Комедийные  сатирические роли, созданные Щепкиным в произведениях Гоголя и Грибоедова, были проникнуты тем же пафосом нравственной проповеди. В этих ролях Щепкин не удовлетворялся уничтожающей характеристикой своих персонажей. У него не было разоблачительного задора, который не знает границ в осмеянии злого начала в человеке. Своих отрицательных героев он не превращал в чудища, в отвратительные маски. За словами, которые произносили эти персонажи, всегда звучал голос художника, который изображает уродливые стороны действительности во имя воспитания высокого морального начала в зрителях. Выводя на посмеяние аудитории городничего и Фамусова, он в то же время сохранял в них живые, человеческие черты. Это были люди, морально испорченные, но не лишенные временами человеческой привлекательности. Они ничем не отличались от обыкновенных «средних» людей, сидевших в зрительном зале. В своих отрицательных героях Щепкин стремился показать «целость нравственного процесса», как писал А. Григорьев об игре артиста в «Ревизоре». Ему важно было не столько заклеймить позором своего городничего или Фамусова, сколько раскрыть перед аудиторией картину человеческих слабостей и пороков, присущих очень многим людям.
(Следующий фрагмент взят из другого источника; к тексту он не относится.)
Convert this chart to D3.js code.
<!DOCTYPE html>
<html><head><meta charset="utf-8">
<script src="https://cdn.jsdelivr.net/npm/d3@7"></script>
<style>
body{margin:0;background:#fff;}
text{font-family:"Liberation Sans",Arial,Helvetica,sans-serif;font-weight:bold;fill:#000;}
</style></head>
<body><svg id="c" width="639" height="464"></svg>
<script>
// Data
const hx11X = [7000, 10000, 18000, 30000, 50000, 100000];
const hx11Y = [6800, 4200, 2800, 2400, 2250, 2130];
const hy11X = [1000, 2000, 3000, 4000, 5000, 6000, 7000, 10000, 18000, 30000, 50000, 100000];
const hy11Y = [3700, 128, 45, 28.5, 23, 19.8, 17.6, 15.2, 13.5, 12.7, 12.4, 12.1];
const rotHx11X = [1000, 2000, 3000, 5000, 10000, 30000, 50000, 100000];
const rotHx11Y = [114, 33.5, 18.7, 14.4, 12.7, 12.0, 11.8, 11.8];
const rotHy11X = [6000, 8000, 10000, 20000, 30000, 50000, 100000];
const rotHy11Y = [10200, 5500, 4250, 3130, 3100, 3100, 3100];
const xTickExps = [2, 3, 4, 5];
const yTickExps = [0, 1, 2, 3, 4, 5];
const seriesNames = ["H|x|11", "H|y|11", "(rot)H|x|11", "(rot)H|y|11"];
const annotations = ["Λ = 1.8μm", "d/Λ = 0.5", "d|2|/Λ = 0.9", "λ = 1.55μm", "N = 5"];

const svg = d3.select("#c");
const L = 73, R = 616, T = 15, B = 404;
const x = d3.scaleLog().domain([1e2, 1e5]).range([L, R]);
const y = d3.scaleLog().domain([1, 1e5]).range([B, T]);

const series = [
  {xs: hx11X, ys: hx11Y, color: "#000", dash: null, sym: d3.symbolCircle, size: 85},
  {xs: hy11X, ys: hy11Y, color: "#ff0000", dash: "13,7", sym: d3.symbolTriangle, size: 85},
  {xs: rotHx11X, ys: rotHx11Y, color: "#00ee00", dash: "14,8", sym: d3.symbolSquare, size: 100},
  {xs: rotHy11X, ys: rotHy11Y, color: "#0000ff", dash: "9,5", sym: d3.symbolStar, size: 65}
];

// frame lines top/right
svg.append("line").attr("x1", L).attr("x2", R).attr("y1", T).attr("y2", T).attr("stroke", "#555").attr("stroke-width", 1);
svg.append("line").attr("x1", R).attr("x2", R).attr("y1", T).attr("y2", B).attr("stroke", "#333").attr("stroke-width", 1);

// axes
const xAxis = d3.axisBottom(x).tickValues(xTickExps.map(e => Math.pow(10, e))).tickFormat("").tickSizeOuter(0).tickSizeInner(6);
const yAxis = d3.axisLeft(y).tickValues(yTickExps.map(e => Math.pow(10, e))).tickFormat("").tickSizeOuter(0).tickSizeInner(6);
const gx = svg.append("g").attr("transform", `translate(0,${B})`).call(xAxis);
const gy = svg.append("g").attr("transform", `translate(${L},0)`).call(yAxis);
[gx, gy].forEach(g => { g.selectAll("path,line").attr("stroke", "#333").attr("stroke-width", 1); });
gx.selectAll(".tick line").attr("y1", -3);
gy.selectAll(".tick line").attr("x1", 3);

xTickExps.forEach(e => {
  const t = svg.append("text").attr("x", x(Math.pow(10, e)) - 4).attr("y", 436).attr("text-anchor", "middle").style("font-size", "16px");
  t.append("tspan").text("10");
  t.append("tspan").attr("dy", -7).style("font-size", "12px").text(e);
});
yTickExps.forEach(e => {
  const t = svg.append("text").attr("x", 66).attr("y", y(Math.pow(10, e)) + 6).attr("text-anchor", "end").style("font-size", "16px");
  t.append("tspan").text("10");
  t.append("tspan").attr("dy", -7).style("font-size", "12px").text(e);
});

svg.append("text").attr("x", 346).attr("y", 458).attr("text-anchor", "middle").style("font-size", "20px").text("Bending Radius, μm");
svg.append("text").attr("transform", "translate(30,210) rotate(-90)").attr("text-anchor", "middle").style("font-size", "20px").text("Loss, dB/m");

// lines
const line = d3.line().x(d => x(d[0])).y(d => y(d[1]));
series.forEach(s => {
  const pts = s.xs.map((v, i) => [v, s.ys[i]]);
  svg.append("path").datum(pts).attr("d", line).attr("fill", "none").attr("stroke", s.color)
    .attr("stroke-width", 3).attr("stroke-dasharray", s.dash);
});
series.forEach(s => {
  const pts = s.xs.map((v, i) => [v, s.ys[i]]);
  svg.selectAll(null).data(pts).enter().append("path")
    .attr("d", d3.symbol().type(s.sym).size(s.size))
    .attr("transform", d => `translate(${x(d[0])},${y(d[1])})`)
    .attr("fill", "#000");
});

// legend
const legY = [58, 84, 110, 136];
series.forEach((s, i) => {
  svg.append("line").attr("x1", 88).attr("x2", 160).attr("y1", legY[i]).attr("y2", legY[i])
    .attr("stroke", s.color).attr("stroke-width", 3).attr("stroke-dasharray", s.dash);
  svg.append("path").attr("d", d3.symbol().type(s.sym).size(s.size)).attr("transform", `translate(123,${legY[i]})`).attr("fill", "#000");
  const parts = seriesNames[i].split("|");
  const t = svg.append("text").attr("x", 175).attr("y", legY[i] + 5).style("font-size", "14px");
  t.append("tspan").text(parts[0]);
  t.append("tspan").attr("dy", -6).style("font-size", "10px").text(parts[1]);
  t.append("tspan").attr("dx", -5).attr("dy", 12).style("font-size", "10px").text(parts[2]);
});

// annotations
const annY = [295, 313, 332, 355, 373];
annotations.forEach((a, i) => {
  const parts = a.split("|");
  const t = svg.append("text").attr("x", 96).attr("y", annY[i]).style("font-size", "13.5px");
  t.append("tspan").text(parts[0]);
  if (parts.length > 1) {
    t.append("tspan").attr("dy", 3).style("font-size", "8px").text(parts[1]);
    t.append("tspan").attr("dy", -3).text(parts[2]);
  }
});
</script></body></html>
В этих сатирических ролях Щепкин ставил себе цели нравственно-воспитательные, а не обличительные.

Щепкин не мог играть человека, злого по природе. В так называемом отрицательном персонаже он всегда стремился отыскать какую-либо порочную страсть или манию, которая искажает хорошую по природе натуру человека. В этом сказывался глубокий жизненный оптимизм Щепкина [13; 223].

Исходя из всего, что мы знаем об остальных созданиях  Щепкина, можно предположить, что в этих ролях ему не удалось найти необходимый «грунт», который позволил бы ему раскрыть движение какой-либо страсти, владеющей комическим героем. Найти этот «грунт» у нерешительного Подколесина действительно было невозможно. У Кочкарева же, несмотря на его подвижность и вечную озабоченность, мотивы поведения остаются неясными. Перепланировать этот образ применительно к традиционному щепкинскому замыслу, пожалуй, еще труднее, чем городничего. У городничего был богатый ассортимент пороков. Из них можно было выбрать один в качестве «ведущей» страсти или мании. В Кочкареве его душевный мир закрыт наглухо. Он, скорее, приближается к образу бытового проказника. Не случайно Живокини, чуждавшийся сложных сценических характеров, всегда искавший случая повеселить самого себя и публику незамысловатыми «фарсами», был лучшим из всех исполнителей роли Кочкарева.

Но именно потому, что сатирическая стихия Гоголя была во многом чужда творческой индивидуальности Щепкина, именно поэтому в его игре в гоголевских комедиях яснее всего обнаруживается, какими путями строил сценические образы этот актер, которого современники называли автором своих ролей.